Together with the other members of the Black Hand, Tankosić pressured the Serbian government of Nikola Pašić before the Treaty of Bucharest (1913). The government tried to retire Tankosić and Apis; however, the King disagreed. A conflict between the military and civilian authorities simmered during 1913 and escalated during 1914, with open threats made to certain ministers. It is claimed that he participated in the training of the assassins of Archduke Franz Ferdinand, arranged to smuggle them across the Drina, and had his agent Ciganović provide them with weapons. After the 1914 assassination, the Austro-Hungarian government gave an ultimatum to the Serbian government, whom they held responsible for the assassination; Tankosić was thus imprisoned in the headquarters of the Danube Division I. He was forgiven when Austria attacked Serbia.

==World War I==
After the outbreak of World War I, Tankosić became the commander of the Volunteer Squad in Belgrade, and then the Rudnik Volunteer Squad. By the time of the Battle of Drina (1914), he commanded a special band of volunteers and Chetniks in the Lim detachment in Eastern Bosnia, then at Loznica, Krupanj, at Mačkov Kamen and other battlefields. With the outbreak of World War I, Jovan Babunski formed the Sava Chetnik detachment, which was then placed under the command of Major Vojislav Tankosić. The unit went on to fight the Austro-Hungarians in the late summer of 1914 and later destroyed a railway bridge on the Sava River to prevent Austro-Hungarian forces from crossing it.

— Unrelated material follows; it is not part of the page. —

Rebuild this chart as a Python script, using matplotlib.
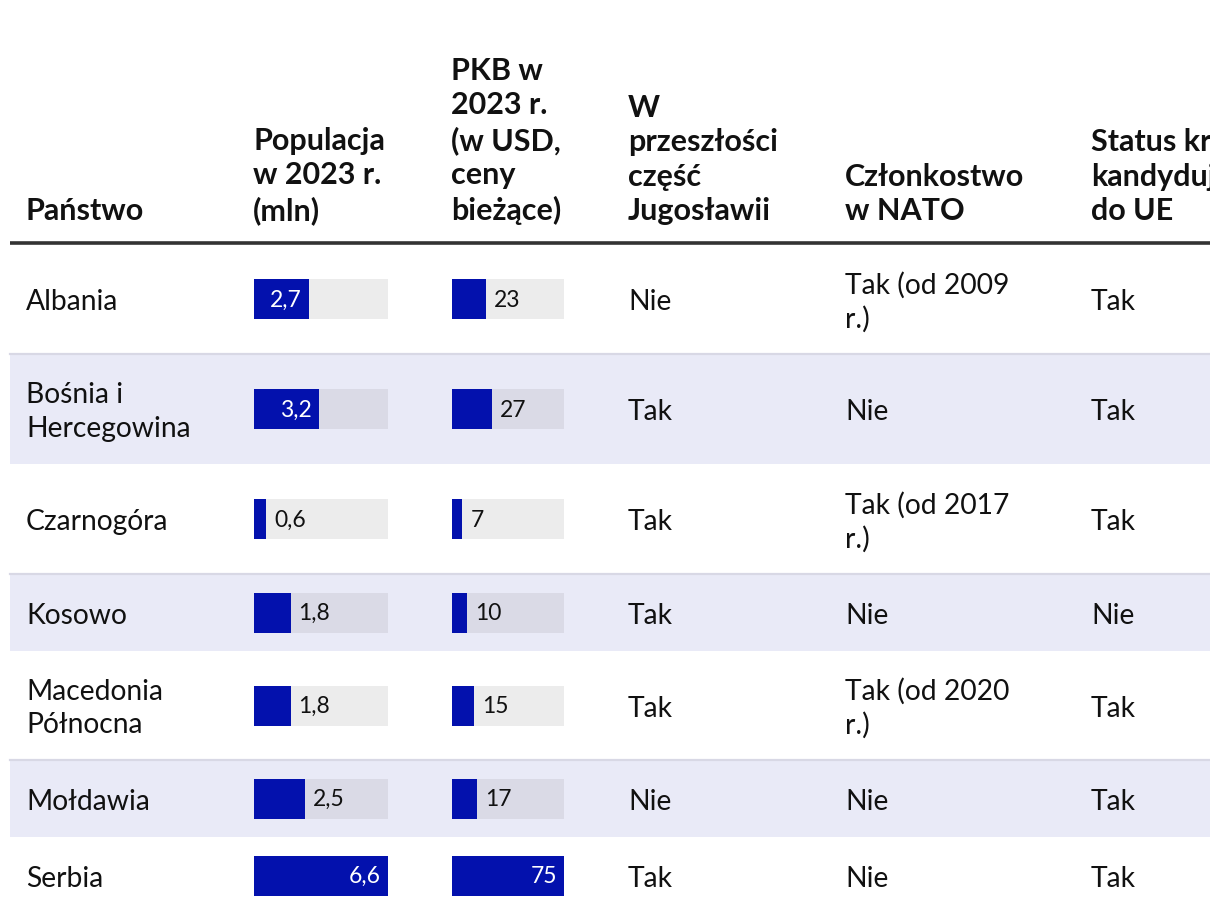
import matplotlib
matplotlib.use("Agg")
import matplotlib.pyplot as plt
from matplotlib.patches import Rectangle

plt.rcParams['font.family'] = ['Lato', 'DejaVu Sans']

# ---- data ----
headers = ["Państwo", "Populacja\nw 2023 r.\n(mln)", "PKB w\n2023 r.\n(w USD,\nceny\nbieżące)",
           "W\nprzeszłości\nczęść\nJugosławii", "Członkostwo\nw NATO", "Status kraju\nkandydującego\ndo UE"]
countries = ["Albania", "Bośnia i\nHercegowina", "Czarnogóra", "Kosowo", "Macedonia\nPółnocna",
             "Mołdawia", "Serbia"]
population = [2.7, 3.2, 0.6, 1.8, 1.8, 2.5, 6.6]
population_labels = ["2,7", "3,2", "0,6", "1,8", "1,8", "2,5", "6,6"]
gdp = [23, 27, 7, 10, 15, 17, 75]
gdp_labels = ["23", "27", "7", "10", "15", "17", "75"]
yugoslavia = ["Nie", "Tak", "Tak", "Tak", "Tak", "Nie", "Tak"]
nato = ["Tak (od 2009\nr.)", "Nie", "Tak (od 2017\nr.)", "Nie", "Tak (od 2020\nr.)", "Nie", "Nie"]
eu_candidate = ["Tak", "Tak", "Tak", "Nie", "Tak", "Tak", "Tak"]

# ---- layout (pixels) ----
W, H = 1220, 922
DPI = 100
fig = plt.figure(figsize=(W / DPI, H / DPI), dpi=DPI)
ax = fig.add_axes([0, 0, 1210 / W, 1])
ax.set_xlim(0, 1210)
ax.set_ylim(H, 0)
ax.axis('off')

col_x = [26, 253, 451, 628, 845, 1091]
header_bottom = 225
line_y = 243
row_heights = [110, 110, 110, 77, 109, 77, 77]
row_tops = []
y = line_y + 1
for h in row_heights:
    row_tops.append(y)
    y += h
row_centers = [t + h / 2 for t, h in zip(row_tops, row_heights)]
TEXT_DY = 3

SHADE = '#e9eaf7'
SEP = '#d8d8e5'
BAR = '#0311ad'
TRACK_W = '#ececec'
TRACK_S = '#dadae6'
HFS = 22
BFS = 20.3
LFS = 16.5

# header
for x, t in zip(col_x, headers):
    ax.text(x, header_bottom, t, ha='left', va='bottom', fontsize=HFS, fontweight='bold',
            color='#111111', linespacing=1.28, clip_on=True)
ax.plot([10, 1210], [line_y, line_y], color='#333333', lw=2.6, solid_capstyle='butt')

# rows backgrounds
for i, (t, h) in enumerate(zip(row_tops, row_heights)):
    if i % 2 == 1:
        ax.add_patch(Rectangle((10, t), 1200, h, facecolor=SHADE, edgecolor='none', zorder=0))
        ax.plot([10, 1210], [t, t], color=SEP, lw=1.6, zorder=1)

# text columns
for i, c in enumerate(row_centers):
    cy = c + TEXT_DY
    ax.text(col_x[0], cy, countries[i], ha='left', va='center', fontsize=BFS, color='#111111',
            linespacing=1.34)
    ax.text(col_x[3], cy, yugoslavia[i], ha='left', va='center', fontsize=BFS, color='#111111')
    ax.text(col_x[4], cy, nato[i], ha='left', va='center', fontsize=BFS, color='#111111',
            linespacing=1.34)
    ax.text(col_x[5], cy, eu_candidate[i], ha='left', va='center', fontsize=BFS, color='#111111',
            clip_on=True)

# bar columns
def bar_column(x0, width, values, labels):
    bax = fig.add_axes([x0 / W, 0, width / W, 1])
    vmax = max(values)
    bax.set_xlim(0, vmax)
    bax.set_ylim(H, 0)
    bax.axis('off')
    bax.patch.set_alpha(0)
    tracks = [TRACK_S if i % 2 == 1 else TRACK_W for i in range(len(values))]
    bax.barh(row_centers, [vmax] * len(values), height=40, color=tracks, left=0)
    bax.barh(row_centers, values, height=40, color=BAR, left=0)
    for v, lab, c in zip(values, labels, row_centers):
        px = v / vmax * width
        if px >= 53:
            bax.annotate(lab, (v, c + 1), xytext=(-7, 0), textcoords='offset pixels', ha='right',
                         va='center', fontsize=LFS, color='white')
        else:
            bax.annotate(lab, (v, c + 1), xytext=(8, 0), textcoords='offset pixels', ha='left',
                         va='center', fontsize=LFS, color='#111111')

bar_column(254, 134, population, population_labels)
bar_column(452, 112, gdp, gdp_labels)

fig.savefig('out.png', dpi=DPI)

==1915 operations and death==
During the Serbian Army withdrawal in 1915, Tankosić was mortally wounded in Igrište near Veliki Popović on October 31, 1915, while commanding a battalion. He died from his wounds on November 2, 1915 at the age of 35 in Trstenik. His soldiers took his body and buried him secretly at the local cemetery. The Austrians managed to find the burial place and dug up his body, and, after identifying him, took pictures for the media to convince the public that he was indeed dead. The article, titled "The End of Tankosić", mentioned the Serbian throne and the ultimatum to Serbia, and claimed the death of Tankosić as a victory against their opponents. The remains were relocated by his mother Milja, with the help of the Association of Serb Chetniks, and buried in the Belgrade New Cemetery in 1922. The tomb is now located at the IV parcel, in the third row, grave no. 6.

==Awards==
The honours Tankosić received for his courage include:

- Order of the Star of Karađorđe, received in 1905
- Order of the Star of Karađorđe with Swords, received in 1913

==Legacy==
The village of Tankosiq (Tankosić) near Uroševac bears his name, as well as streets in the Vračar neighbourhood in Belgrade, the Medijana neighbourhood in Niš, and the Kisač neighbourhood in Novi Sad.